Trainer.train() hangs with multiple GPUs (but GPUs show activity)

I’m going through the huggingface tutorials and going through the “Training a causal language model from scratch” sections.

That page says “If you have access to a machine with multiple GPUs, try to run the code there. The Trainer automatically manages multiple machines, and this can speed up training tremendously.”

I’m working on a machine with 8 GPUs, and unfortunately, it doesn’t seem to work for me. When I set the CUDA_VISIBLE_DEVICES environment variable to “0”, it works perfectly fine on one GPU. However, if I don’t set that environment variable, or set it to more than 1 GPU, the following happens

  • All the relevant GPUs specified in CUDA_VISIBLE_DEVICES seem to fire at 100% utitlization
  • The tqdm progress bar in my script doesn’t move, even after hours (it moves quite quickly with one GPU)

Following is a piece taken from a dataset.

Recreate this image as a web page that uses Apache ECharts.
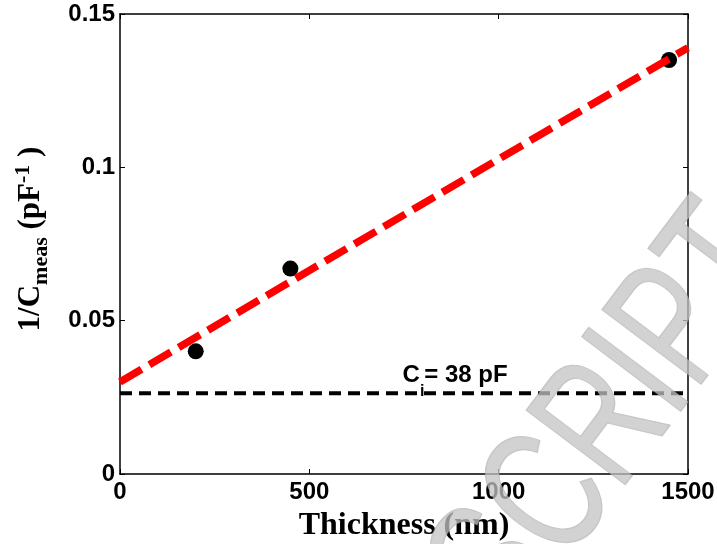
<!DOCTYPE html>
<html><head><meta charset="utf-8">
<script src="https://cdn.jsdelivr.net/npm/echarts@6/dist/echarts.min.js"></script>
<style>html,body{margin:0;padding:0;background:#fff}#c{width:717px;height:544px}</style>
</head><body><div id="c"></div>
<script>
// Data
const thickness = [200, 450, 1450];
const invC = [0.040, 0.067, 0.135];
const fitX = [0, 1500];
const fitY = [0.030, 0.139];
const ciX = [0, 1500];
const ciY = [0.0263, 0.0263];
const ciLabelPos = [885, 0.0263];
const xTicks = [0, 500, 1000, 1500];
const yTicks = [0, 0.05, 0.1, 0.15];

const chart = echarts.init(document.getElementById('c'));
const tickFont = {fontFamily: 'Arial, "Liberation Sans", sans-serif', fontWeight: 'bold', fontSize: 24, color: '#000'};
const axisLineStyle = {onZero: false, lineStyle: {color: '#000', width: 1.5}};
const tickStyle = {inside: true, length: 5, lineStyle: {color: '#000', width: 1}};
const zip = (a, b) => a.map((v, i) => [v, b[i]]);
const serif = '"Liberation Serif", "Times New Roman", serif';

chart.setOption({
  animation: false,
  backgroundColor: '#fff',
  grid: {left: 120, right: 29, top: 14, bottom: 70, containLabel: false, outerBoundsMode: 'none'},
  xAxis: [{
    type: 'value', min: 0, max: 1500, interval: 500,
    axisLine: axisLineStyle, axisTick: tickStyle,
    splitLine: {show: false},
    axisLabel: Object.assign({margin: 6, formatter: v => xTicks.includes(v) ? String(v) : ''}, tickFont),
    name: 'Thickness (nm)', nameLocation: 'middle', nameGap: 36,
    nameTextStyle: {fontFamily: serif, fontWeight: 'bold', fontSize: 32, color: '#000'}
  }, {
    type: 'value', position: 'top', min: 0, max: 1500, interval: 500,
    axisLine: axisLineStyle, axisTick: tickStyle,
    axisLabel: {show: false}, splitLine: {show: false}
  }],
  yAxis: [{
    type: 'value', min: 0, max: 0.15, interval: 0.05,
    axisLine: axisLineStyle, axisTick: tickStyle,
    splitLine: {show: false},
    axisLabel: Object.assign({margin: 5, formatter: v => { const t = yTicks.find(y => Math.abs(y - v) < 1e-9); return t === undefined ? '' : String(t); }}, tickFont),
    name: '{a|1/C}{sub|meas}{a| (pF}{sup|-1}{a| )}', nameLocation: 'middle', nameRotate: 90, nameGap: 67,
    nameTextStyle: {
      padding: [0, 0, 0, 10],
      rich: {
        a: {fontFamily: serif, fontWeight: 'bold', fontSize: 31, color: '#000', lineHeight: 44, verticalAlign: 'middle'},
        sub: {fontFamily: serif, fontWeight: 'bold', fontSize: 22, color: '#000', lineHeight: 44, verticalAlign: 'bottom', padding: [0, 0, 1, 0]},
        sup: {fontFamily: serif, fontWeight: 'bold', fontSize: 22, color: '#000', lineHeight: 44, verticalAlign: 'top', padding: [3, 0, 0, 0]}
      }
    }
  }, {
    type: 'value', position: 'right', min: 0, max: 0.15, interval: 0.05,
    axisLine: axisLineStyle, axisTick: tickStyle,
    axisLabel: {show: false}, splitLine: {show: false}
  }],
  graphic: [{
    type: 'text', x: 752, y: 234, rotation: 53 * Math.PI / 180, scaleX: 0.7, z: 100, silent: true,
    style: {text: 'MANUSCRIPT', font: '180px Arial, "Liberation Sans", sans-serif', align: 'right', verticalAlign: 'middle',
      fill: 'rgba(195,195,195,0.75)', stroke: 'rgba(150,150,150,0.5)', lineWidth: 1.5,
      shadowColor: 'rgba(120,120,120,0.35)', shadowBlur: 3, shadowOffsetX: 1, shadowOffsetY: 2}
  }],
  series: [{
    type: 'line', data: zip(ciX, ciY), symbol: 'none', z: 2,
    lineStyle: {color: '#000', width: 4, type: [12, 7]}
  }, {
    type: 'line', data: zip(fitX, fitY), symbol: 'none', z: 4,
    lineStyle: {color: '#ff0000', width: 7.5, type: [25, 9]}
  }, {
    type: 'scatter', data: zip(thickness, invC), symbol: 'circle', symbolSize: 16, z: 3,
    itemStyle: {color: '#000', opacity: 1}
  }, {
    type: 'scatter', data: [ciLabelPos], symbolSize: 0, z: 5, silent: true,
    itemStyle: {opacity: 1},
    label: {
      show: true, position: 'top', distance: 4,
      formatter: '{b|C}{s|i}{b|= 38 pF}',
      rich: {
        b: {fontFamily: 'Arial, "Liberation Sans", sans-serif', fontWeight: 'bold', fontSize: 24, color: '#000', lineHeight: 26, verticalAlign: 'top'},
        s: {fontFamily: 'Arial, "Liberation Sans", sans-serif', fontWeight: 'bold', fontSize: 16, color: '#000', lineHeight: 26, verticalAlign: 'bottom', padding: [0, 0, -10, 0]}
      }
    }
  }]
});
</script></body></html>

So it seems like the jobs are correctly sent to the GPUs (I imagine…) but the central process isn’t… receiving the answers?

I assume there’s some additional config I need, but I can’t for the life of me find anythig in the docs that says what. I tried to run accelerate config on the command line, but no good.

Also, when I print trainer.args.parallel_mode right before training, I get ParallelMode.NOT_DISTRIBUTED.

Thanks a million for the help!!

2 Likes

Did you find an answer?

1 Like

There seem to be many problems that occur with trainers when using multiple GPUs.
https://discuss.huggingface.co/search?q=multi%20gpu%20trainer%20order%3Alatest

Unfortunately I never did - apologies :frowning: I ended up moving to another server with 8 GPUs, and it magically work, so I can only assume it was something to do with the way the 8 GPUs were set up on the first machine.

1 Like

Is this the kind of hardware problem? Anyway, I guess there was a workaround.